Molina (17-1-1, 7 KOs) managed to land some solid punches – each of which had the spectators wondering how Khan’s chin would respond – but none did much damage.
The only thing Khan failed to do was put a far inferior opponent down for the count. Other than that, it was a perfect night for him.
“I thought I stuck to my game plan,” Khan said. “That meant sticking to my jab. Carlos took some really good shots and was coming forward. That’s when I thought to myself, ‘You better stick to this game plan.’
“Virgil is a great trainer. He’s making me better at boxing and being a complete fighter. He’s teaching me speed, patience and picking the right shot and when to throw it.
“Sometimes I’m too brave for my own good. Now I know it’s better to stick to the game plan. I’m my worst critic. After I lose a fight, I ask myself, ‘What did I do wrong? Why did I make those mistakes.’”
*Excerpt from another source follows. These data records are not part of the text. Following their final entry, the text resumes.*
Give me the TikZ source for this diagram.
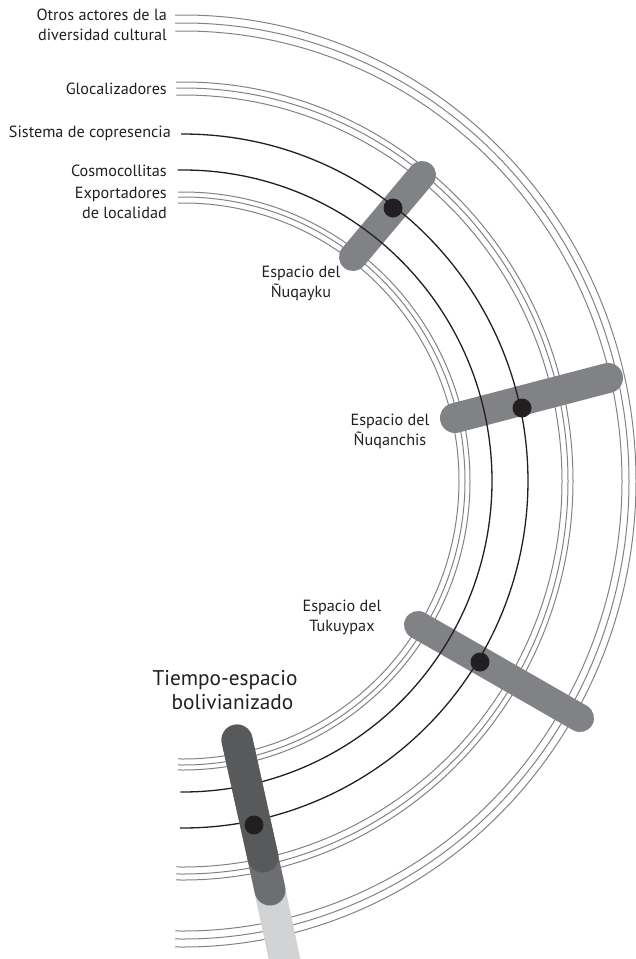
\documentclass[tikz,border=0pt]{standalone}
\usepackage{fontspec}
\setmainfont{PT Sans}
\definecolor{capgray}{HTML}{808285}
\definecolor{dkgray}{HTML}{58595B}
\definecolor{mdgray}{HTML}{6D6E71}
\definecolor{ltgray}{HTML}{D1D3D4}
\definecolor{ink}{HTML}{231F20}
\definecolor{trigray}{HTML}{808285}
\begin{document}
\begin{tikzpicture}[x=1pt,y=-1pt,
  triline/.style={draw=trigray, line width=1pt},
  blkline/.style={draw=ink, line width=1.3pt},
  capsule/.style={line width=28pt, line cap=round, draw=capgray},
  dotnode/.style={circle, fill=ink, inner sep=0pt, minimum size=19pt},
  lbl/.style={font=\fontsize{16.2}{20}\selectfont, text=ink, inner sep=0pt},
  biglbl/.style={font=\fontsize{21.3}{26}\selectfont, text=ink, inner sep=0pt, anchor=base}]
\useasboundingbox (0,0) rectangle (636,959);
\clip (0,0) rectangle (636,959);
\coordinate (C) at (183,481);
% gray triple arcs
\foreach \xr/\yr in {453/466, 446/458, 439/450, 390/399, 385/393, 379/386, 287/289, 282/284, 276/278}
  \draw[triline] (C) ++(91:\xr pt and \yr pt) arc[start angle=91, end angle=-91, x radius=\xr pt, y radius=\yr pt];
% capsules
\coordinate (k1) at (353,257); \coordinate (k2) at (422,175);
\coordinate (n1) at (455,418); \coordinate (n2) at (608,378);
\coordinate (t1) at (418,625); \coordinate (t2) at (580,718);
\draw[capsule] (k1) -- (k2);
\draw[capsule, line width=30pt] (n1) -- (n2);
\draw[capsule] (t1) -- (t2);
% black arcs
\draw[blkline] (C) ++(90.3:345pt and 347pt) arc[start angle=90.3, end angle=-90.5, x radius=345pt, y radius=347pt];
\draw[blkline] (C) ++(91:309pt and 311pt) arc[start angle=91, end angle=-90.5, x radius=309pt, y radius=311pt];
% bolivianizado bar
\coordinate (b1) at (237,740); \coordinate (b2) at (263,857); \coordinate (b3) at (270,890);
\coordinate (l1) at (266,872); \coordinate (l2) at (290,985);
\draw[line width=31pt, draw=ltgray] (l1) -- (l2);
\draw[capsule, line width=31pt, draw=mdgray] (b1) -- (b3);
\draw[capsule, line width=31pt, draw=dkgray] (b1) -- (b2);
% dots
\node[dotnode] (dk) at (393,208) {};
\node[dotnode] (dn) at (522,408) {};
\node[dotnode] (dt) at (480,662) {};
\node[dotnode] (db) at (254,825) {};
% labels
\node[lbl, anchor=east, align=right] (otros) at (167,25) {Otros actores de la\\diversidad cultural};
\node[lbl, anchor=east] (gloc) at (167,89) {Glocalizadores};
\node[lbl, anchor=east] (sist) at (171,133) {Sistema de copresencia};
\node[lbl, anchor=east] (cosmo) at (167,171) {Cosmocollitas};
\node[lbl, anchor=east, align=right] (expo) at (167,203) {Exportadores\\de localidad};
\node[lbl, align=center] (eqk) at (301,283) {Espacio del\\Ñuqayku};
\node[lbl, align=center] (eqn) at (390,431) {Espacio del\\Ñuqanchis};
\node[lbl, align=center] (etk) at (342,617) {Espacio del\\Tukuypax};
\node[biglbl] (tiempo) at (225,685) {Tiempo-espacio};
\node[biglbl] (boliv) at (232.5,709) {bolivianizado};
\end{tikzpicture}
\end{document}
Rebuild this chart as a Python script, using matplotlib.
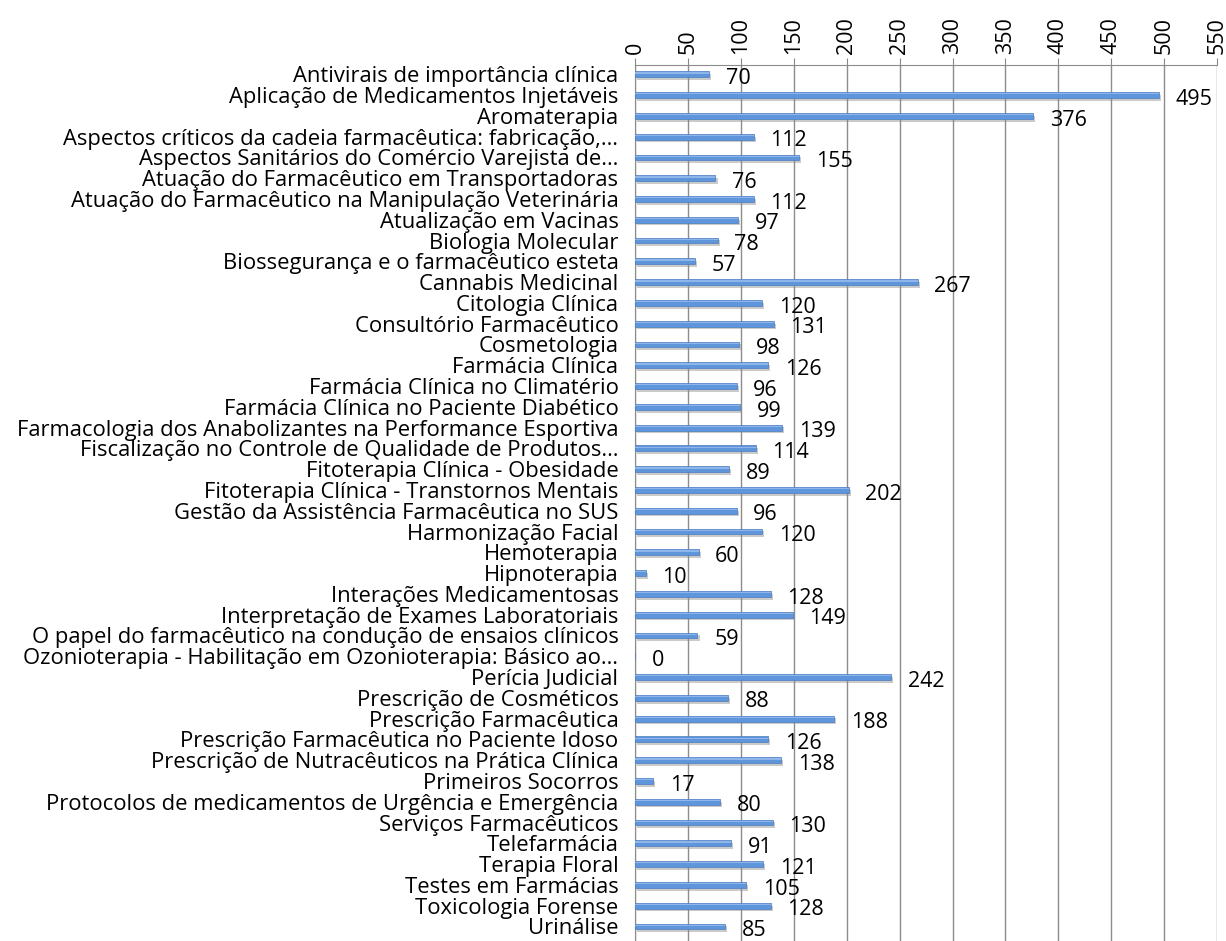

Molina, who had never fought an elite opponent, has nothing to be ashamed of.
The Southern Californian was hired as a soft opponent for a fighter trying to rebound from a devastating loss. He was overmatched but, even though he took a great deal of punishment and bled profusely from a cut, he never stopped trying.
“I didn’t do my job and lost my undefeated record,” Molina said. “I felt like I connected two or three times but I wasn’t at the right distance to reconnect after I wobbled him. I’ll go back, work hard and get back in the ring.”
Khan knows how he feels. He had to rebuild after Breidis Prescott stopped him in one round in 2008, which prompted his move to Roach. And he was successful: He subsequently won two 140-pound titles.
After the loss to Garcia, he’s in the same position. It was mission accomplished on Saturday. Now it’s on to the second step, whatever that might be.
Khan never fought Prescott again, at least in part because he didn’t believe it was a marketable fight. A rematch with Garcia would be different. The world would pay attention if they were to do it again, which would give Khan the ultimate opportunity to prove he has learned his lessons.
Said Khan: “I’ll fight Garcia anytime, anywhere.”